Personally I found this to be true if I had already read material by the author and found it useful. Of course the opposite was true as well. Sometimes I would see an intriguing article title and be almost ready to click on it and then recognize the photo as an author who I was not interested in reading so I would move on to another link. I don’t think that anyone in the marketing world really ever focused on that negative side of authorship. But why would they, Authorship was all the rage and nobody wanted to be negative about it. After all, negativity doesn’t sell books/articles/webinars.
Google’s stated purpose behind introducing Authorship was to enable the search engine to identify all the content by the same writer and thereby improve the search engine’s ability to classify writers on the value the audience found in their writings. Authorship itself is still alive and well and this original purpose of Google Authorship will apparently continue (just without visuals).
Google Authorship Changes: After
It was only two days until all the images were gone and the Google search results page was a desolate place again. If you are not logged into Google on your browser and you do a search on something that might normally turn up results with numerous author images you will see the aftermath.
I did the search in the image to the left on my own name coupled with my company name. Usually that would have turned up several results with my picture attached. I was logged out of Google when I did the search and, as you see, my photo did not show up at all. Not even on the link to my Google+ profile.

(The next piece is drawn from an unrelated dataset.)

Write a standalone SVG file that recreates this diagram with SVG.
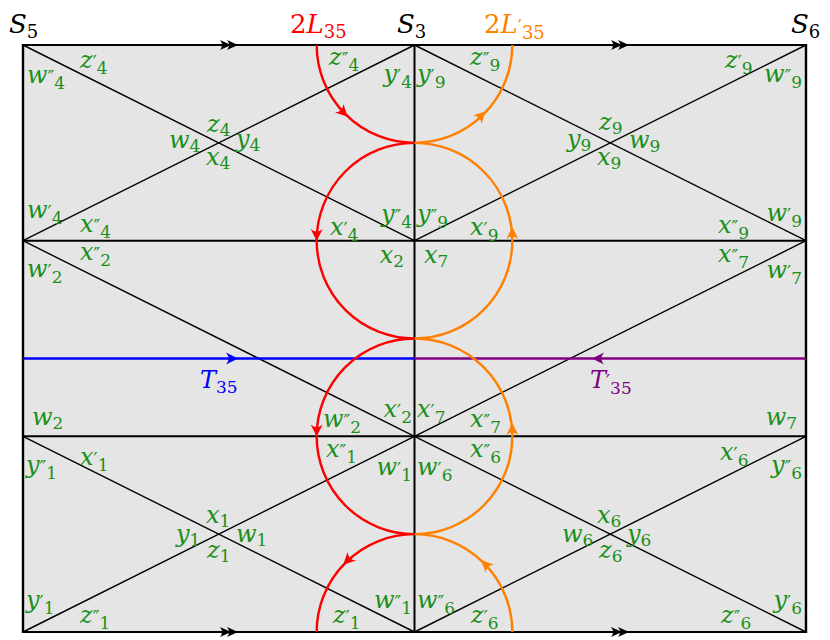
<svg xmlns="http://www.w3.org/2000/svg" xmlns:xlink="http://www.w3.org/1999/xlink" width="830" height="640" viewBox="0 0 830 640" font-family="DejaVu Serif, Liberation Serif, serif">
<style>
text{font-family:"DejaVu Serif","Liberation Serif","Noto Serif",serif;font-style:italic;font-size:24px;fill:#1a8f1a}
.s{font-style:normal;font-size:17px}
.p{font-style:normal;font-size:18px}
.big{font-size:26px;fill:#000}
.sb{font-style:normal;font-size:18px}
.red{fill:#ff0000}.org{fill:#ff8000}.blu{fill:#0000ff}.pur{fill:#800080}
.up{font-style:normal}
.e{text-anchor:end}
.thin{stroke:#000;stroke-width:1.4;fill:none}
.frm{stroke:#000;stroke-width:2;fill:none}
</style>
<defs>
<path id="ah" d="M1,0 L-11,-6 Q-6,0 -11,6 Z"/>
<path id="fh" d="M0,0 L-11,-5 Q-7,0 -11,5 Z"/>
</defs>
<rect x="23" y="45" width="783" height="587" fill="#e5e5e5"/>
<g id="connectors">
<path class="thin" d="M23,45 L414.5,240.7 M23,240.7 L414.5,45 M414.5,45 L806,240.7 M414.5,240.7 L806,45 M23,240.7 L414.5,436.3 M806,240.7 L414.5,436.3 M23,436.3 L414.5,632 M23,632 L414.5,436.3 M414.5,436.3 L806,632 M414.5,632 L806,436.3"/>
<path class="frm" d="M23,240.7 H806 M23,436.3 H806 M414.5,45 V632 M23,45 H806 M23,632 H806"/>
<path stroke="#000" stroke-width="2.4" fill="none" d="M23,44 V633 M806,44 V633"/>
<g fill="#000">
<use xlink:href="#fh" transform="translate(231,45)"/><use xlink:href="#fh" transform="translate(238,45)"/>
<use xlink:href="#fh" transform="translate(622,45)"/><use xlink:href="#fh" transform="translate(629,45)"/>
<use xlink:href="#fh" transform="translate(231,632)"/><use xlink:href="#fh" transform="translate(238,632)"/>
<use xlink:href="#fh" transform="translate(622,632)"/><use xlink:href="#fh" transform="translate(629,632)"/>
</g>
<path stroke="#0000ff" stroke-width="2.6" fill="none" d="M23,358.5 H414.5"/>
<path stroke="#800080" stroke-width="2.6" fill="none" d="M806,358.5 H414.5"/>
<use xlink:href="#ah" fill="#0000ff" transform="translate(237,358.5)"/>
<use xlink:href="#ah" fill="#800080" transform="translate(593,358.5) rotate(180)"/>
<path stroke="#ff0000" stroke-width="2.4" fill="none" d="M316.67,45 A97.83,97.83 0 0 0 414.5,142.85 A97.83,97.83 0 0 0 316.67,240.7 A97.83,97.83 0 0 0 414.5,338.5 A97.83,97.83 0 0 0 316.67,436.3 A97.83,97.83 0 0 0 414.5,534.15 A97.83,97.83 0 0 0 316.67,632"/>
<path stroke="#ff8000" stroke-width="2.4" fill="none" d="M512.33,632 A97.83,97.83 0 0 0 414.5,534.15 A97.83,97.83 0 0 0 512.33,436.3 A97.83,97.83 0 0 0 414.5,338.5 A97.83,97.83 0 0 0 512.33,240.7 A97.83,97.83 0 0 0 414.5,142.85 A97.83,97.83 0 0 0 512.33,45"/>
<g fill="#ff0000">
<use xlink:href="#ah" transform="translate(347,116) rotate(45)"/>
<use xlink:href="#ah" transform="translate(316.67,240) rotate(90)"/>
<use xlink:href="#ah" transform="translate(316.67,435.5) rotate(90)"/>
<use xlink:href="#ah" transform="translate(344,564) rotate(135)"/>
</g>
<g fill="#ff8000">
<use xlink:href="#ah" transform="translate(485,112) rotate(-45)"/>
<use xlink:href="#ah" transform="translate(512.33,228) rotate(-90)"/>
<use xlink:href="#ah" transform="translate(512.33,424) rotate(-90)"/>
<use xlink:href="#ah" transform="translate(482,561) rotate(-135)"/>
</g>
</g>
<g id="titles">
<text class="big" x="9" y="33">S<tspan class="sb" dy="5">5</tspan></text>
<text class="big" x="397" y="33">S<tspan class="sb" dy="5">3</tspan></text>
<text class="big" x="791" y="33">S<tspan class="sb" dy="5">6</tspan></text>
<text class="big red" x="290" y="33"><tspan class="up">2</tspan>L<tspan class="sb" dy="5">35</tspan></text>
<text class="big org" x="484" y="33"><tspan class="up">2</tspan>L<tspan class="p" dy="0">′</tspan><tspan class="sb" dy="6">35</tspan></text>
<text class="blu" x="200" y="388">T<tspan class="s" dy="5">35</tspan></text>
<text class="pur" x="590" y="388">T<tspan class="p" dy="0">′</tspan><tspan class="s" dy="6">35</tspan></text>
</g>
<g id="labels">
<text x="27" y="83">w<tspan class="p" dy="1">″</tspan><tspan class="s" dy="5">4</tspan></text>
<text x="80" y="68">z<tspan class="p" dy="1">′</tspan><tspan class="s" dy="5">4</tspan></text>
<text x="207" y="132">z<tspan class="s" dy="4">4</tspan></text>
<text x="169" y="148">w<tspan class="s" dy="4">4</tspan></text>
<text x="236" y="147">y<tspan class="s" dy="4">4</tspan></text>
<text x="206" y="165">x<tspan class="s" dy="4">4</tspan></text>
<text x="329" y="65">z<tspan class="p" dy="1">″</tspan><tspan class="s" dy="5">4</tspan></text>
<text class="e" x="412" y="82">y<tspan class="p" dy="1">′</tspan><tspan class="s" dy="5">4</tspan></text>
<text x="27" y="218">w<tspan class="p" dy="1">′</tspan><tspan class="s" dy="5">4</tspan></text>
<text x="80" y="232">x<tspan class="p" dy="1">″</tspan><tspan class="s" dy="5">4</tspan></text>
<text x="330" y="235">x<tspan class="p" dy="1">′</tspan><tspan class="s" dy="5">4</tspan></text>
<text class="e" x="412" y="222">y<tspan class="p" dy="1">″</tspan><tspan class="s" dy="5">4</tspan></text>
<text x="417" y="82">y<tspan class="p" dy="1">′</tspan><tspan class="s" dy="5">9</tspan></text>
<text x="470" y="65">z<tspan class="p" dy="1">″</tspan><tspan class="s" dy="5">9</tspan></text>
<text x="725" y="68">z<tspan class="p" dy="1">′</tspan><tspan class="s" dy="5">9</tspan></text>
<text class="e" x="802" y="82">w<tspan class="p" dy="1">″</tspan><tspan class="s" dy="5">9</tspan></text>
<text x="599" y="130">z<tspan class="s" dy="4">9</tspan></text>
<text x="567" y="147">y<tspan class="s" dy="4">9</tspan></text>
<text x="629" y="148">w<tspan class="s" dy="4">9</tspan></text>
<text x="597" y="165">x<tspan class="s" dy="4">9</tspan></text>
<text x="417" y="222">y<tspan class="p" dy="1">″</tspan><tspan class="s" dy="5">9</tspan></text>
<text x="470" y="235">x<tspan class="p" dy="1">′</tspan><tspan class="s" dy="5">9</tspan></text>
<text class="e" x="802" y="221">w<tspan class="p" dy="1">′</tspan><tspan class="s" dy="5">9</tspan></text>
<text x="718" y="233">x<tspan class="p" dy="1">″</tspan><tspan class="s" dy="5">9</tspan></text>
<text x="80" y="260">x<tspan class="p" dy="1">″</tspan><tspan class="s" dy="5">2</tspan></text>
<text x="27" y="277">w<tspan class="p" dy="1">′</tspan><tspan class="s" dy="5">2</tspan></text>
<text class="e" x="404" y="263">x<tspan class="s" dy="4">2</tspan></text>
<text x="424" y="263">x<tspan class="s" dy="4">7</tspan></text>
<text x="718" y="262">x<tspan class="p" dy="1">″</tspan><tspan class="s" dy="5">7</tspan></text>
<text class="e" x="802" y="278">w<tspan class="p" dy="1">′</tspan><tspan class="s" dy="5">7</tspan></text>
<text x="32" y="425">w<tspan class="s" dy="4">2</tspan></text>
<text class="e" x="797" y="425">w<tspan class="s" dy="4">7</tspan></text>
<text class="e" x="412" y="417">x<tspan class="p" dy="1">′</tspan><tspan class="s" dy="5">2</tspan></text>
<text x="417" y="417">x<tspan class="p" dy="1">′</tspan><tspan class="s" dy="5">7</tspan></text>
<text x="323" y="427">w<tspan class="p" dy="1">″</tspan><tspan class="s" dy="5">2</tspan></text>
<text x="470" y="427">x<tspan class="p" dy="1">″</tspan><tspan class="s" dy="5">7</tspan></text>
<text x="326" y="457">x<tspan class="p" dy="1">″</tspan><tspan class="s" dy="5">1</tspan></text>
<text x="470" y="457">x<tspan class="p" dy="1">″</tspan><tspan class="s" dy="5">6</tspan></text>
<text class="e" x="412" y="475">w<tspan class="p" dy="1">′</tspan><tspan class="s" dy="5">1</tspan></text>
<text x="417" y="475">w<tspan class="p" dy="1">′</tspan><tspan class="s" dy="5">6</tspan></text>
<text x="80" y="465">x<tspan class="p" dy="1">′</tspan><tspan class="s" dy="5">1</tspan></text>
<text x="26" y="473">y<tspan class="p" dy="1">″</tspan><tspan class="s" dy="5">1</tspan></text>
<text x="720" y="460">x<tspan class="p" dy="1">′</tspan><tspan class="s" dy="5">6</tspan></text>
<text class="e" x="802" y="473">y<tspan class="p" dy="1">″</tspan><tspan class="s" dy="5">6</tspan></text>
<text x="206" y="523">x<tspan class="s" dy="4">1</tspan></text>
<text x="176" y="542">y<tspan class="s" dy="4">1</tspan></text>
<text x="236" y="542">w<tspan class="s" dy="4">1</tspan></text>
<text x="207" y="558">z<tspan class="s" dy="4">1</tspan></text>
<text x="26" y="608">y<tspan class="p" dy="1">′</tspan><tspan class="s" dy="5">1</tspan></text>
<text x="80" y="623">z<tspan class="p" dy="1">″</tspan><tspan class="s" dy="5">1</tspan></text>
<text class="e" x="412" y="608">w<tspan class="p" dy="1">″</tspan><tspan class="s" dy="5">1</tspan></text>
<text x="417" y="608">w<tspan class="p" dy="1">″</tspan><tspan class="s" dy="5">6</tspan></text>
<text x="333" y="623">z<tspan class="p" dy="1">′</tspan><tspan class="s" dy="5">1</tspan></text>
<text x="471" y="623">z<tspan class="p" dy="1">′</tspan><tspan class="s" dy="5">6</tspan></text>
<text x="597" y="523">x<tspan class="s" dy="4">6</tspan></text>
<text x="562" y="542">w<tspan class="s" dy="4">6</tspan></text>
<text x="627" y="542">y<tspan class="s" dy="4">6</tspan></text>
<text x="599" y="558">z<tspan class="s" dy="4">6</tspan></text>
<text class="e" x="802" y="608">y<tspan class="p" dy="1">′</tspan><tspan class="s" dy="5">6</tspan></text>
<text x="721" y="623">z<tspan class="p" dy="1">″</tspan><tspan class="s" dy="5">6</tspan></text>
</g>
</svg>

This is what was to be expected judging from the image shown on this Google page explaining Authorship and how to set it up. My Authorship is still working just fine. The only thing missing is my photo. For me it s not a big deal because I always focused on other benefits of Authorship.
For one thing authorship made Google+ into a great tool for staying connected with your clients and fans. If they are in your Google+ circles and search for a term related to your product or service and you have content posted that answers their query than it is very likely that you will show up in their search results even though they did not search for you specifically. that is an awesome marketing tool for businesses.
Luckily that benefit of Google Authorship seems to have been preserved. If I repeat the same search on my name and my business name, while signed in to Google search, the results look quite different.
As you see both my author image and publisher image are still in place. Wait, there is one difference. Now those images only appear in listings from my Google+ personal and business pages. Of course now my image does not appear on articles I have written but this is better than nothing.
So the best part of Google Authorship has been preserved. The search engines can use my Authorship markup to have easy access to all of the content that I write. If I make Google+ a part of my overall content strategy then even the benefit of having my image attached to search results is preserved. This is why I said in the title that all the fuss over Google Authorship Changes is much ado about nothing. If you are doing things right and utilizing the tools provided then Google Authorship is still alive and well for you (images included).
One thing that I couldn’t help but bring up in closing is how slavishly devoted the SEO community is to Google and the things that they miss as a result. Yes, Google is the number one search engine in the world and accounts for about 2/3 of searches on the web but so what? The other third is certainly worth my time if not anyone else’s.
I bring this up because the number two search engine, Bing, also has something like Authorship in search results. Of course Bing’s version does not require setting anything up on your website. It just seems to pull whatever author picture is available from search results and displays them.
In this image I did the same search (michael johnston, street punk productions) without being signed into Bing and lo and behold my smiling face appeared all over the screen! Of course, as I said this is not the same as Google Authorship. The sites that the images are attached to in the Bing results are; Linkedin, indieproducer.net and…Google+.
Nevertheless, for those image junkies in the SEO world, why are you not jumping ship from Google en masse and transferring your allegiance to Bing? After all, Bing has those Author images that you crave and all of the benefits that you ascribed to them in Google must also apply to Bing search, right?
I have always made Bing a part of my content strategy and Yahoo, Aol, Yandex and Baidu as well. Why? Because They each have their own audience and I want to be able to reach that audience. I never thought that having my image attached made a whole lot of difference except when it was attached to my Google+ profile so that it would appear to my clients and prospective clients when they did a search. Luckily that part of Google Authorship has survived the changes and business continues without so much as a ripple for me and for my clients.